Hadoop – Some Myths Busted (1 to 3)
Today many data professionals and BI people don’t know enough about Hadoop. And, though many people know a lot about Hadoop they have difficulties describing it to their peers and management. Even people who ought to know about Hadoop are saying things that aren’t really true. There really a lot of myths and misconceptions abounding around Hadoop and the various products that are part of the Hadoop family. So today we are going to know about the ten most common myths about Hadoop and bust them!
Fact Number 1: We all the time hear people talking about Hadoop as if it is a monolithic thing. Well, that isn’t quite true; Hadoop actually consists of multiple products. It is actually a brand name of a family of open source products that are overseen and administered by the Apache Software Foundation. Another problem is a lot of times when people say Hadoop they’re really thinking about one product within the Hadoop family, which is the Hadoop distributed file system, HDFS. So one has to understand that there are plenty of other products in Hadoop family, like the MapReduce, Hive, HBase, Pig, Flume, Scoop, etc and not just HDFS. Hadoop was actually created by Doug Cutting and if you are wondering why he named it so, it was named after a plush toy that was his son’s favorite. In fact, the plush toy was a yellow elephant, which is why the Hadoop logo is also a yellow elephant.
Fact Number 2: Most people think Hadoop is purely open source. But well it is more complicated than that. Hadoop is open source and it certainly originated as open source but it’s available from vendors as well. One can go to apache.org and download all the open source versions of the Hadoop family, but you can also get some these from vendors. They are what we call “Distribution” of HDFS and a lot of them are really redistributing open source HDFS to offer convenience to their customers. But there are also some vendors that add extra value and some extra functionality and quite often add extra tools on the side, like some good tools for administering HDFS. Another advantage of going to vendors is that they provide support and maintenance, which isn’t available with open source products. So these are a couple of reasons why one can prefer vendors rather than downloading directly from Apache website.

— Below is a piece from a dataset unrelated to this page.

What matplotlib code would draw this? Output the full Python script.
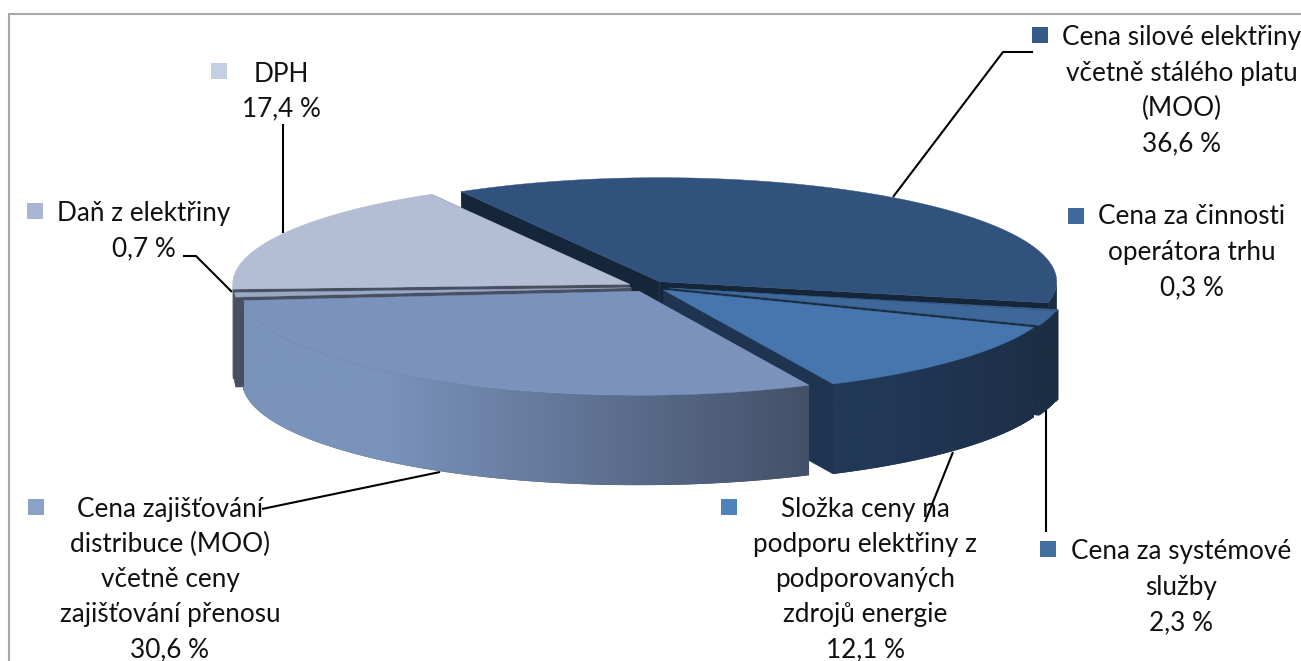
import numpy as np
import matplotlib
matplotlib.use('Agg')
import matplotlib.pyplot as plt
from matplotlib.colors import to_rgb
from matplotlib.patches import Polygon, Rectangle

plt.rcParams['font.family'] = ['Lato', 'DejaVu Sans']

# pie data, clockwise from the first slice
names = [['Cena silové elektřiny', 'včetně stálého platu', '(MOO)'],
         ['Cena za činnosti', 'operátora trhu'],
         ['Cena za systémové', 'služby'],
         ['Složka ceny na', 'podporu elektřiny z', 'podporovaných', 'zdrojů energie'],
         ['Cena zajišťování', 'distribuce (MOO)', 'včetně ceny', 'zajišťování přenosu'],
         ['Daň z elektřiny'],
         ['DPH']]
values = [36.6, 0.3, 2.3, 12.1, 30.6, 0.7, 17.4]

# styling per slice
explode = [0.063, 0.063, 0.063, 0.063, 0.03, 0.035, 0.044]
nudge_y = [0, 0, -1, -1.5, 1.5, 0.5, -0.5]
top_colors = ['#30527c', '#3c6695', '#3d6899', '#4776ae', '#7b93bc', '#9aa8c6', '#b3bdd3']
key_colors = ['#345a88', '#3f6a9c', '#41709f', '#4f81bd', '#8aa2c8', '#a8b6d3', '#c3cfe2']
side_colors = ['#16263a', '#1c2e44', '#1c2e44', '#1e3450', '#45506a', '#474f61', '#474f61']
wall_left = ['#1c2e44', '#1c2e44', '#1c2e44', '#213857', '#7a93bb', '#474f61', '#474f61']
wall_right = ['#1c2e44', '#1c2e44', '#1c2e44', '#1d2f47', '#435068', '#474f61', '#474f61']
draw_order = [0, 1, 2, 3, 6, 5, 4]

# label placement: key x, key y, text x, first line y
label_pos = [(1040, 35, 1182, 38), (1076, 216, 1192, 217), (1048, 549, 1181, 552),
             (729, 507, 865, 509), (36, 507, 170, 509), (35, 211, 144, 214), (219, 71, 281, 74)]
line_step = 35.2

leaders = [[(1033, 52), (1003, 52), (893, 197)],
           [(283, 124), (283, 233)],
           [(183, 256), (196, 256), (232, 292)],
           [(440, 472), (262, 509)],
           [(953, 452), (925, 522)],
           [(1046, 410), (1046, 532)]]

cx, cy = 645, 287
a, b = 397, 104
depth = 90
start_angle = 120.0

fig = plt.figure(figsize=(13.01, 6.61), dpi=100)
ax = fig.add_axes([0, 0, 1, 1])
ax.axis('off')

# frame of the picture
ax.add_patch(Rectangle((9, 14), 1400, 800, fc='white', ec='#a8a8a8', lw=1.5, zorder=0))

for pts in leaders:
    xs, ys = zip(*pts)
    ax.plot(xs, ys, color='black', lw=1.5, zorder=1, solid_capstyle='butt')


def rim(t, ox, oy):
    return ox + a * np.cos(t), oy - b * np.sin(t)


edges = start_angle - np.cumsum([0] + values) * 3.6
z = 2
for i in draw_order:
    t1, t2 = np.radians(edges[i]), np.radians(edges[i + 1])
    mid = (t1 + t2) / 2
    ox = cx + explode[i] * a * np.cos(mid)
    oy = cy - explode[i] * b * np.sin(mid) + nudge_y[i]
    ts = np.linspace(t1, t2, 200)
    xs, ys = rim(ts, ox, oy)

    # cut faces
    for t in (t1, t2):
        rx, ry = rim(t, ox, oy)
        ax.add_patch(Polygon([(ox, oy), (rx, ry), (rx, ry + depth), (ox, oy + depth)],
                             fc=side_colors[i], ec=side_colors[i], lw=0.3, zorder=z))

    # outer wall, only the part turned to the viewer, shaded left to right
    hi, lo = min(t1, 0.0), max(t2, -np.pi)
    if hi > lo:
        tw = np.linspace(hi, lo, 200)
        wx, wy = rim(tw, ox, oy)
        wall = Polygon(np.column_stack([np.r_[wx, wx[::-1]], np.r_[wy, wy[::-1] + depth]]),
                       fc=wall_right[i], ec='none', zorder=z, transform=ax.transData)
        ax.add_patch(wall)
        c0, c1 = np.array(to_rgb(wall_left[i])), np.array(to_rgb(wall_right[i]))
        frac = np.clip((np.linspace(0, 1, 256) - 0.25) / 0.75, 0, 1)
        grad = (c0 + (c1 - c0) * frac[:, None])[None, :, :]
        im = ax.imshow(grad, extent=(wx.min(), wx.max(), wy.max() + depth, wy.min()),
                       aspect='auto', interpolation='bilinear', zorder=z)
        im.set_clip_path(wall)

    # top surface
    ax.add_patch(Polygon(np.column_stack([np.r_[ox, xs], np.r_[oy, ys]]),
                         fc=top_colors[i], ec=top_colors[i], lw=0.3, zorder=z + 0.5))
    z += 1

# labels with keys
for i in range(len(values)):
    kx, ky, tx, ty = label_pos[i]
    ax.add_patch(Rectangle((kx - 8, ky - 8), 16, 16, fc=key_colors[i], ec='none', zorder=20))
    lines = names[i] + [f'{values[i]:.1f} %'.replace('.', ',')]
    for n, line in enumerate(lines):
        ax.text(tx, ty + n * line_step, line, ha='center', va='center',
                fontsize=18.8, color='#111111', zorder=21, clip_on=True)

ax.set_xlim(0, 1301)
ax.set_ylim(661, 0)
fig.savefig('out.png', dpi=100)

Fact Number 3: Now let us move on to the third fact; Hadoop is actually not a single product. It is an ecosystem of products with a wide variety of products. Against some are open source from Apache and some are the distributions from vendors. There are a lot of vendor products out there ranging from Reporting Tools, BI platforms, through Data Integration tools of various types. Even a lot of database management systems now support the Hadoop. So think of it as an Ecosystem; it’s not just open source, it’s not just Distribution – it is all kinds of support that’s built into a growing list of vendor products.